Only the lines from the top of the records below through the line containing "622, 710, 794]" should be printed, exactly and without pictures.

Plotting code records –
────────────────────────────────────────

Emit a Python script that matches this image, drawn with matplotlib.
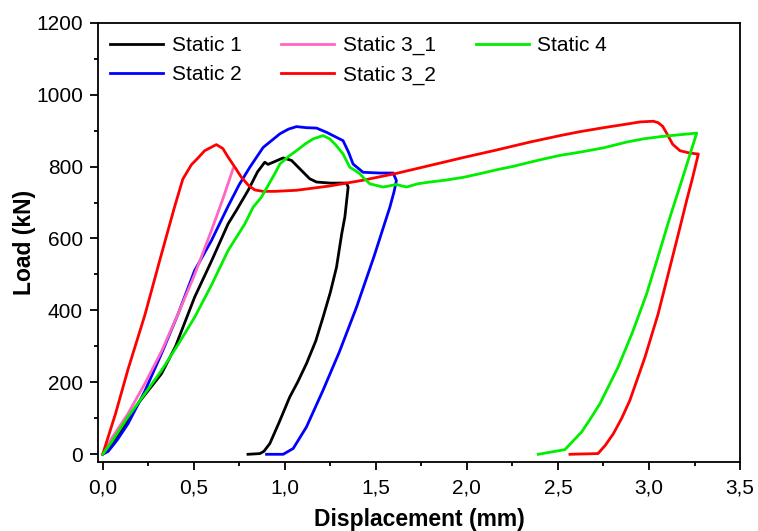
import matplotlib
matplotlib.use("Agg")
import matplotlib.pyplot as plt
from matplotlib.ticker import MultipleLocator, FuncFormatter

plt.rcParams['font.family'] = ['Liberation Sans', 'DejaVu Sans']

# Static 1 (black): loading then unloading
s1_x = [0, 0.05, 0.139, 0.2, 0.323, 0.4, 0.505, 0.6, 0.689, 0.734, 0.8, 0.85, 0.89, 0.908,
        0.936, 0.991, 1.037, 1.082, 1.137, 1.174, 1.25, 1.339, 1.348, 1.33, 1.313, 1.284,
        1.25, 1.21, 1.17, 1.119, 1.07, 1.027, 0.97, 0.918, 0.885, 0.863, 0.798]
s1_y = [0, 30, 94, 145, 224, 300, 437, 540, 641, 678, 735, 785, 812, 806,
        812, 824, 817, 794, 766, 757, 754, 754, 743, 660, 614, 520,
        450, 381, 315, 252, 200, 159, 90, 30, 8, 2, 0]

# Static 2 (blue)
s2_x = [0, 0.03, 0.08, 0.139, 0.231, 0.323, 0.414, 0.505, 0.597, 0.689, 0.75, 0.808, 0.881,
        0.973, 1.02, 1.064, 1.12, 1.174, 1.23, 1.265, 1.32, 1.35, 1.375, 1.43, 1.522, 1.595,
        1.613, 1.6, 1.577, 1.49, 1.394, 1.3, 1.21, 1.119, 1.046, 0.991, 0.9]
s2_y = [0, 8, 40, 85, 175, 280, 390, 511, 594, 690, 750, 798, 853,
        891, 904, 911, 908, 907, 895, 886, 872, 840, 807, 784, 782, 782,
        761, 730, 687, 550, 409, 285, 178, 76, 16, 0, 0]

# Static 3_1 (pink)
s31_x = [0, 0.05, 0.139, 0.231, 0.323, 0.414, 0.505, 0.597, 0.66, 0.716]
s31_y = [0, 45, 113, 196, 286, 390, 500, 622, 710, 794]

# Static 3_2 (red)
s32_x = [0, 0.07, 0.139, 0.231, 0.323, 0.396, 0.44, 0.487, 0.52, 0.56, 0.624, 0.66, 0.689,
         0.73, 0.762, 0.8, 0.835, 0.881, 0.945, 1.064, 1.247, 1.43, 1.613, 1.797, 1.98,
         2.163, 2.346, 2.511, 2.621, 2.75, 2.877, 2.95, 3.024, 3.05, 3.075, 3.1, 3.13,
         3.17, 3.22, 3.265, 3.271, 3.24, 3.207, 3.16, 3.115, 3.05, 2.978, 2.895, 2.85,
         2.804, 2.76, 2.72, 2.566]
s32_y = [0, 112, 236, 386, 557, 690, 765, 805, 822, 844, 861, 850, 826,
         795, 770, 748, 735, 731, 731, 734, 746, 762, 781, 803, 825,
         846, 868, 886, 897, 908, 918, 924, 926, 922, 912, 890, 862,
         844, 838, 835, 835, 770, 706, 610, 520, 390, 270, 150, 100,
         57, 25, 2, 0]

# Static 4 (green)
s4_x = [0, 0.05, 0.139, 0.231, 0.323, 0.414, 0.505, 0.597, 0.689, 0.78, 0.826, 0.872, 0.945,
        0.973, 1.02, 1.064, 1.11, 1.156, 1.21, 1.247, 1.28, 1.32, 1.357, 1.39, 1.412, 1.43,
        1.467, 1.54, 1.613, 1.668, 1.73, 1.797, 1.88, 1.98, 2.07, 2.163, 2.25, 2.346, 2.43,
        2.511, 2.621, 2.75, 2.877, 2.97, 3.06, 3.16, 3.262, 3.19, 3.115, 3.05, 2.987, 2.91,
        2.831, 2.731, 2.68, 2.63, 2.538, 2.392]
s4_y = [0, 35, 104, 168, 233, 305, 381, 470, 567, 640, 687, 715, 780,
        807, 828, 844, 862, 877, 886, 877, 860, 835, 798, 788, 780, 770,
        752, 743, 750, 743, 752, 757, 762, 770, 780, 791, 800, 812, 822,
        831, 840, 852, 868, 877, 883, 888, 893, 777, 659, 550, 446, 340,
        243, 141, 100, 62, 13, 0]

series = [
    (s1_x, s1_y, 'Static 1', 'black'),
    (s2_x, s2_y, 'Static 2', '#0000ff'),
    (s31_x, s31_y, 'Static 3_1', '#ff66c4'),
    (s32_x, s32_y, 'Static 3_2', '#ff0000'),
    (s4_x, s4_y, 'Static 4', '#00ee00'),
]

fig = plt.figure(figsize=(7.58, 5.31), dpi=100)
ax = fig.add_axes([0.1297, 0.1305, 0.8466, 0.8268])

for x, y, lab, col in series:
    ax.plot(x, y, color=col, lw=2.0, label=lab)

ax.set_xlim(-0.024, 3.5)
ax.set_ylim(-20.6, 1200)
ax.xaxis.set_major_locator(MultipleLocator(0.5))
ax.xaxis.set_minor_locator(MultipleLocator(0.25))
ax.yaxis.set_major_locator(MultipleLocator(200))
ax.yaxis.set_minor_locator(MultipleLocator(100))
ax.xaxis.set_major_formatter(FuncFormatter(lambda v, p: f"{v:.1f}".replace('.', ',')))
ax.yaxis.set_major_formatter(FuncFormatter(lambda v, p: f"{v:.0f}"))

for s in ax.spines.values():
    s.set_linewidth(1.3)
ax.tick_params(which='major', direction='out', length=6, width=1.3, labelsize=15)
ax.tick_params(which='minor', direction='out', length=3, width=1.3)
ax.tick_params(axis='x', which='major', pad=6)
ax.tick_params(axis='y', which='major', pad=5)

ax.set_xlabel('Displacement (mm)', fontsize=16.5, fontweight='bold', labelpad=8)
ax.set_ylabel('Load (kN)', fontsize=16.5, fontweight='bold', labelpad=0)

ax.legend(loc='upper left', bbox_to_anchor=(0.018, 0.97), ncol=3, frameon=False,
          fontsize=15, handlelength=2.55, handletextpad=0.42, labelspacing=0.5,
          columnspacing=1.9, borderpad=0, borderaxespad=0)

fig.savefig('out.png', dpi=100)
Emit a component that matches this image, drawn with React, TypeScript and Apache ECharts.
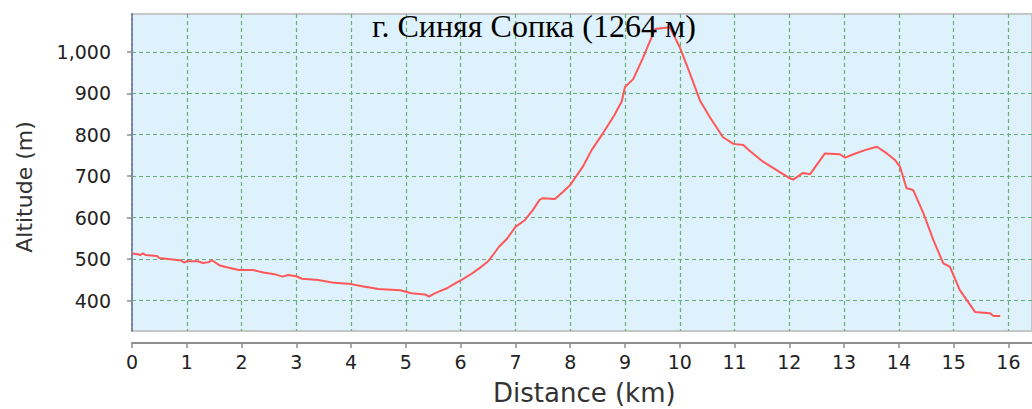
import React, { useEffect, useRef } from "react";
import * as echarts from "echarts";

const titleText = "г. Синяя Сопка (1264 м)";
const xName = "Distance (km)";
const yName = "Altitude (m)";

const distanceKm = [
  0, 0.1, 0.15, 0.2, 0.25, 0.45, 0.5, 0.9, 0.95, 1.0, 1.2, 1.3, 1.4, 1.45, 1.5, 1.6, 1.75, 1.95,
  2.2, 2.4, 2.6, 2.75, 2.85, 3.0, 3.1, 3.4, 3.6, 3.7, 4.0, 4.2, 4.5, 4.9, 5.1, 5.35, 5.42, 5.5,
  5.6, 5.75, 5.9, 6.04, 6.2, 6.35, 6.5, 6.6, 6.7, 6.85, 7.0, 7.17, 7.32, 7.44, 7.5, 7.72, 7.85,
  8.0, 8.23, 8.39, 8.6, 8.81, 8.94, 9.0, 9.15, 9.33, 9.55, 9.82, 10.0, 10.19, 10.37, 10.55,
  10.79, 10.98, 11.16, 11.28, 11.52, 12.01, 12.07, 12.25, 12.38, 12.65, 12.92, 13.02, 13.17,
  13.38, 13.6, 13.78, 13.93, 14.02, 14.14, 14.26, 14.45, 14.63, 14.81, 14.93, 15.11, 15.39,
  15.66, 15.73, 15.85,
];
const altitudeM = [
  514, 512, 510, 514, 510, 508, 503, 497, 492, 495, 495, 491, 493, 497, 494, 485, 480, 474,
  474, 468, 464, 458, 462, 459, 453, 450, 445, 443, 440, 435, 428, 425, 418, 415, 410, 416,
  422, 430, 442, 452, 465, 479, 495, 512, 530, 550, 578, 594, 619, 643, 647, 645, 660,
  679, 723, 763, 804, 848, 880, 915, 934, 986, 1055, 1059, 1011, 946, 882, 842,
  794, 778, 775, 761, 735, 695, 692, 708, 705, 755, 753, 745, 753,
  763, 771, 755, 739, 723, 671, 667, 610, 546, 490, 482, 426, 373,
  370, 363, 363,
];

const xMin = 0;
const xMax = 16.43;
const yMin = 327;
const yMax = 1091;

export default function App() {
  const ref = useRef<HTMLDivElement>(null);
  useEffect(() => {
    document.body.style.margin = "0";
    const chart = echarts.init(ref.current!, null, { renderer: "svg" });
    const data = distanceKm.map((d, i) => [d, altitudeM[i]]);
    const gridColor = "#6aad74";
    const axisColor = "#8e8e8e";
    chart.setOption({
      animation: false,
      title: {
        text: titleText,
        left: 372,
        top: 10,
        padding: 0,
        textStyle: {
          fontFamily: "Liberation Serif",
          fontSize: 32,
          fontWeight: "normal",
          color: "#000",
        },
        z: 10,
      },
      grid: {
        left: 132,
        top: 14,
        right: 0,
        bottom: 78,
        show: true,
        backgroundColor: "#ddf2fd",
        borderColor: "#c6c6c6",
        borderWidth: 2,
      },
      xAxis: {
        type: "value",
        min: xMin,
        max: xMax,
        interval: 1,
        offset: 12,
        axisLine: { show: true, lineStyle: { color: axisColor, width: 2 } },
        axisTick: { show: true, length: 5, lineStyle: { color: axisColor, width: 1.5 } },
        axisLabel: {
          showMaxLabel: false,
          margin: 9,
          fontFamily: "DejaVu Sans",
          fontSize: 19,
          color: "#222",
        },
        splitLine: {
          show: true,
          showMinLine: false,
          showMaxLine: false,
          lineStyle: { color: gridColor, type: [4, 3], width: 1.2 },
        },
      },
      yAxis: {
        type: "value",
        min: yMin,
        max: yMax,
        minInterval: 100,
        maxInterval: 100,
        offset: 10,
        axisLine: { show: true, lineStyle: { color: axisColor, width: 2 } },
        axisTick: { show: true, length: 5, lineStyle: { color: axisColor, width: 1.5 } },
        axisLabel: {
          showMinLabel: false,
          showMaxLabel: false,
          margin: 11,
          fontFamily: "DejaVu Sans",
          fontSize: 19,
          color: "#222",
          formatter: (v: number) => v.toLocaleString("en-US"),
        },
        splitLine: {
          show: true,
          showMinLine: false,
          showMaxLine: false,
          lineStyle: { color: gridColor, type: [4, 3], width: 1.2 },
        },
      },
      graphic: [
        {
          type: "text",
          left: 493,
          top: 380,
          style: {
            text: xName,
            fontFamily: "DejaVu Sans",
            fontSize: 26,
            fill: "#333",
          },
        },
        {
          type: "text",
          x: 24,
          y: 187,
          rotation: Math.PI / 2,
          style: {
            text: yName,
            fontFamily: "DejaVu Sans",
            fontSize: 22,
            fill: "#333",
            align: "center",
            verticalAlign: "middle",
          },
        },
      ],
      series: [
        {
          type: "line",
          data,
          showSymbol: false,
          lineStyle: { color: "#ff5757", width: 2 },
          z: 3,
          markLine: {
            silent: true,
            symbol: "none",
            label: { show: false },
            lineStyle: { color: "#6f7fc0", type: [3, 2], width: 1.5 },
            data: [{ xAxis: 0 }],
          },
        },
      ],
    });
    return () => chart.dispose();
  }, []);
  return <div ref={ref} style={{ width: 1032, height: 409 }} />;
}
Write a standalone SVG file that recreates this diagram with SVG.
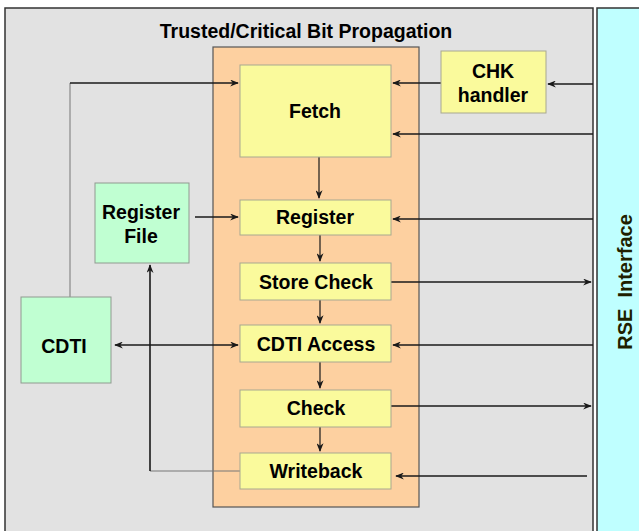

────────────────────────────────────────

The completed task –
Emit a Python script that matches this image, drawn with matplotlib.
import matplotlib
matplotlib.use("Agg")
import matplotlib.pyplot as plt
from matplotlib.ticker import MultipleLocator, FuncFormatter

plt.rcParams['font.family'] = ['Liberation Sans', 'DejaVu Sans']

# Static 1 (black): loading then unloading
s1_x = [0, 0.05, 0.139, 0.2, 0.323, 0.4, 0.505, 0.6, 0.689, 0.734, 0.8, 0.85, 0.89, 0.908,
        0.936, 0.991, 1.037, 1.082, 1.137, 1.174, 1.25, 1.339, 1.348, 1.33, 1.313, 1.284,
        1.25, 1.21, 1.17, 1.119, 1.07, 1.027, 0.97, 0.918, 0.885, 0.863, 0.798]
s1_y = [0, 30, 94, 145, 224, 300, 437, 540, 641, 678, 735, 785, 812, 806,
        812, 824, 817, 794, 766, 757, 754, 754, 743, 660, 614, 520,
        450, 381, 315, 252, 200, 159, 90, 30, 8, 2, 0]

# Static 2 (blue)
s2_x = [0, 0.03, 0.08, 0.139, 0.231, 0.323, 0.414, 0.505, 0.597, 0.689, 0.75, 0.808, 0.881,
        0.973, 1.02, 1.064, 1.12, 1.174, 1.23, 1.265, 1.32, 1.35, 1.375, 1.43, 1.522, 1.595,
        1.613, 1.6, 1.577, 1.49, 1.394, 1.3, 1.21, 1.119, 1.046, 0.991, 0.9]
s2_y = [0, 8, 40, 85, 175, 280, 390, 511, 594, 690, 750, 798, 853,
        891, 904, 911, 908, 907, 895, 886, 872, 840, 807, 784, 782, 782,
        761, 730, 687, 550, 409, 285, 178, 76, 16, 0, 0]

# Static 3_1 (pink)
s31_x = [0, 0.05, 0.139, 0.231, 0.323, 0.414, 0.505, 0.597, 0.66, 0.716]
s31_y = [0, 45, 113, 196, 286, 390, 500, 622, 710, 794]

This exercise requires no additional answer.